By default, state lives in terraform.tfstate next to your config. Two big problems:

  • It's not shared between teammates — your apply happens, mine doesn't see it.
  • It can contain secrets in plain text (RDS passwords, API keys).

Real projects use a remote backend: S3, GCS, Azure Blob, or Terraform Cloud:

terraform {
  backend "s3" {
    bucket         = "my-tf-state"
    key            = "prod/terraform.tfstate"
    region         = "us-east-1"
    dynamodb_table = "tf-locks"           # state locking
    encrypt        = true
  }
}

S3 stores the state. DynamoDB provides a lock so two applys can't run at the same time and corrupt each other.

Locking

When you terraform apply, it grabs a lock. Anyone else who runs apply against the same state has to wait. Without a lock, two simultaneous applies can leave the cloud in an inconsistent shape.

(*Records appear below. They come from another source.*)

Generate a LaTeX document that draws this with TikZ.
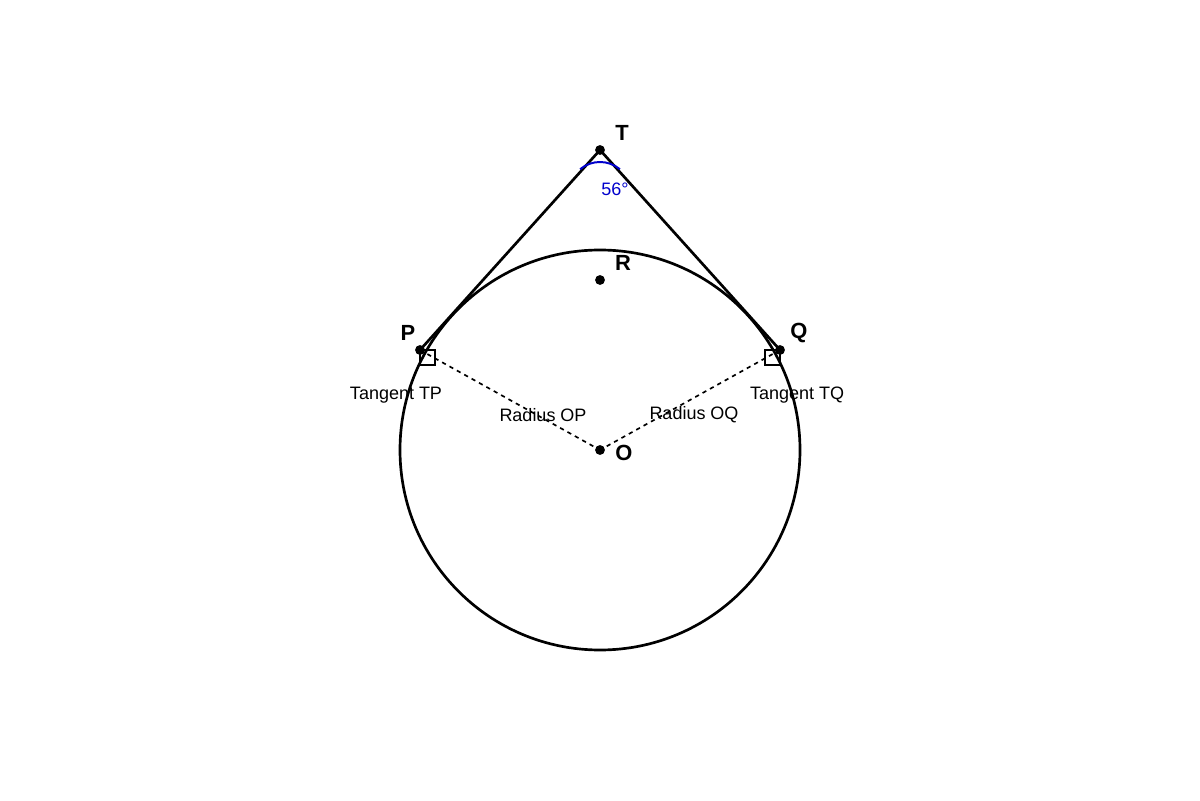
\documentclass[tikz,border=0pt]{standalone}
\usepackage{fontspec}
\setmainfont{Liberation Sans}
\definecolor{angleblue}{RGB}{0,0,204}
\begin{document}
\begin{tikzpicture}[x=2.5cm,y=2.5cm]
        \useasboundingbox (0,0) rectangle (12,8);
        \draw[line width=1.9pt] (6,3.5) circle[radius=2];
        \begin{scope}[every node/.style={circle,fill=black,inner sep=0pt,minimum size=7pt}]
          \node (T) at (6,6.5) {};
          \node (R) at (6,5.2) {};
          \node (P) at (4.2,4.5) {};
          \node (Q) at (7.8,4.5) {};
          \node (O) at (6,3.5) {};
        \end{scope}
        \begin{scope}[every edge/.style={draw=black,line width=1.9pt}]
          \path (T.center) edge (P.center);
          \path (T.center) edge (Q.center);
        \end{scope}
        \begin{scope}[every edge/.style={draw=black,line width=1.2pt,dashed}]
          \path (P.center) edge (O.center);
          \path (Q.center) edge (O.center);
        \end{scope}
        \draw[line width=1pt] (P.center) rectangle ++(0.15,-0.15);
        \draw[line width=1pt] (Q.center) rectangle ++(-0.15,-0.15);
        \draw[angleblue,line width=1.4pt] (6,6.07) ++(130:0.31) arc[start angle=130,end angle=50,radius=0.31];
        \begin{scope}[every node/.style={font=\fontsize{15.6}{18}\selectfont\bfseries}]
          \node (T-lab) at (6.22,6.67) {T};
          \node (R-lab) at (6.23,5.37) {R};
          \node (P-lab) at (4.08,4.67) {P};
          \node (Q-lab) at (7.99,4.67) {Q};
          \node (O-lab) at (6.24,3.47) {O};
        \end{scope}
        \begin{scope}[every node/.style={font=\fontsize{12.8}{15}\selectfont}]
          \node[text=angleblue] (ang) at (6.15,6.11) {56°};
          \node (tp) at (3.96,4.05) {Tangent TP};
          \node (op) at (5.43,3.85) {Radius OP};
          \node (oq) at (6.94,3.85) {Radius OQ};
          \node (tq) at (7.97,4.05) {Tangent TQ};
        \end{scope}
      \end{tikzpicture}
\end{document}
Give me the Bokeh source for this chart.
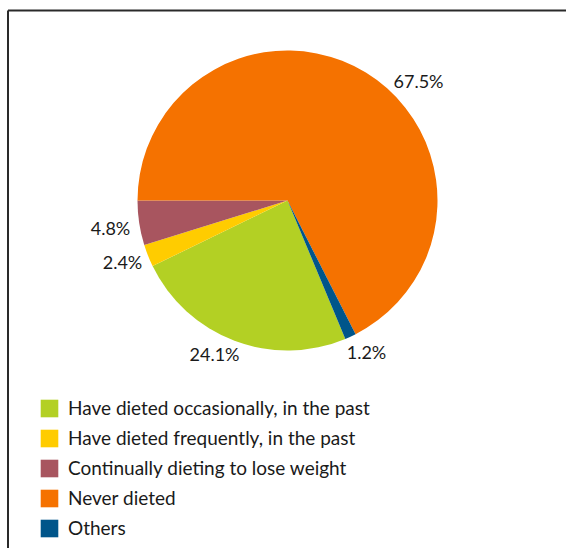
import math
from bokeh.plotting import figure
from bokeh.models import Range1d, Legend, LegendItem
from bokeh.core.properties import value
from bokeh.embed import file_html
from bokeh.resources import INLINE

# Data (legend order)
categories = ["Have dieted occasionally, in the past",
              "Have dieted frequently, in the past",
              "Continually dieting to lose weight",
              "Never dieted",
              "Others"]
percents = [24.1, 2.4, 4.8, 67.5, 1.2]
labels = ["24.1%", "2.4%", "4.8%", "67.5%", "1.2%"]
colors = ["#b3d024", "#ffcc00", "#a8555f", "#f57200", "#00558a"]

# order of slices counter-clockwise starting at 180 degrees
pie_order = [2, 1, 0, 4, 3]

W, H = 566, 548
p = figure(width=W, height=H, output_backend="svg", toolbar_location=None,
           x_range=Range1d(0, W), y_range=Range1d(0, H), min_border=0)
p.axis.visible = False
p.grid.visible = False
p.outline_line_color = None
p.background_fill_color = "white"

cx, cy, r = 287, H - 200, 150

total = sum(percents)
start = math.pi
starts = [0.0] * len(percents)
ends = [0.0] * len(percents)
for i in pie_order:
    ang = percents[i] / total * 2 * math.pi
    starts[i] = start
    ends[i] = start + ang
    start += ang

renderers = []
for i in range(len(categories)):
    rr = p.wedge(x=cx, y=cy, radius=r, start_angle=starts[i], end_angle=ends[i],
                 fill_color=colors[i], line_color=None)
    renderers.append(rr)

# percentage label placement (pixels)
label_pos_px = [(214, 353), (122, 261), (110, 227), (418, 80), (366, 351)]
p.text(x=[q[0] for q in label_pos_px], y=[H - q[1] for q in label_pos_px], text=labels,
       text_font=value("Lato"), text_font_size="18px", text_color="#1a1a1a",
       text_align="center", text_baseline="middle")

# frame lines (top and left)
p.line(x=[7.5, W + 5], y=[H - 10, H - 10], line_color="#2a2a2a", line_width=2)
p.line(x=[7.5, 7.5], y=[H - 10, -5], line_color="#2a2a2a", line_width=2)

legend = Legend(items=[LegendItem(label=categories[i], renderers=[renderers[i]]) for i in range(len(categories))],
                location=(38, 9), padding=0, margin=0, spacing=7,
                glyph_width=22, glyph_height=22, label_standoff=8, label_height=20,
                label_text_font="Lato", label_text_font_size="19px", label_text_color="#1a1a1a",
                border_line_color=None, background_fill_alpha=0)
p.add_layout(legend)

open("out.html", "w").write(file_html(p, INLINE))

Terraform Cloud, S3+DynamoDB, GCS, and Azure backends all support locking. Local state has no lock — never share a local state file via Dropbox.

Reading state

terraform state list                              # every resource
terraform state show aws_s3_bucket.logs           # full attributes
terraform state mv aws_s3_bucket.logs aws_s3_bucket.archive   # rename
terraform state rm aws_s3_bucket.logs             # forget about a resource
                                                  # (does NOT destroy it)

state rm is the most surgical: it tells Terraform to stop tracking a resource without touching the cloud. Useful when you want to migrate a resource into a different config or hand it to a different module.

Drift

When the cloud changes outside Terraform — someone clicks in the console, an autoscaler adjusts capacity, an operator runs aws cli — your state goes stale. The next plan shows drift:

~ resource "aws_security_group" "web" {
    ~ description = "Web traffic" -> "Web traffic (updated by alice)"
  }

Refresh on each plan picks it up. You then either accept the change (update your config) or revert it (run apply to push the config's value back).

Sensitive values

Anything Terraform reads or writes lands in state — including database passwords, API keys, private keys. Treat your state file like a credentials file:

  • Never commit it to git.
  • Use a remote backend with encryption + restricted access.
  • Use the sensitive = true attribute on outputs / variables to keep them out of CLI output (still in state, but not echoed to logs).

Don't edit state by hand

State is JSON. You technically can edit it. You almost always shouldn't. The supported editing commands (state mv, state rm, state pull, state push) handle locking and validation for you. Hand-editing the file is the fastest way to break a plan in subtle ways.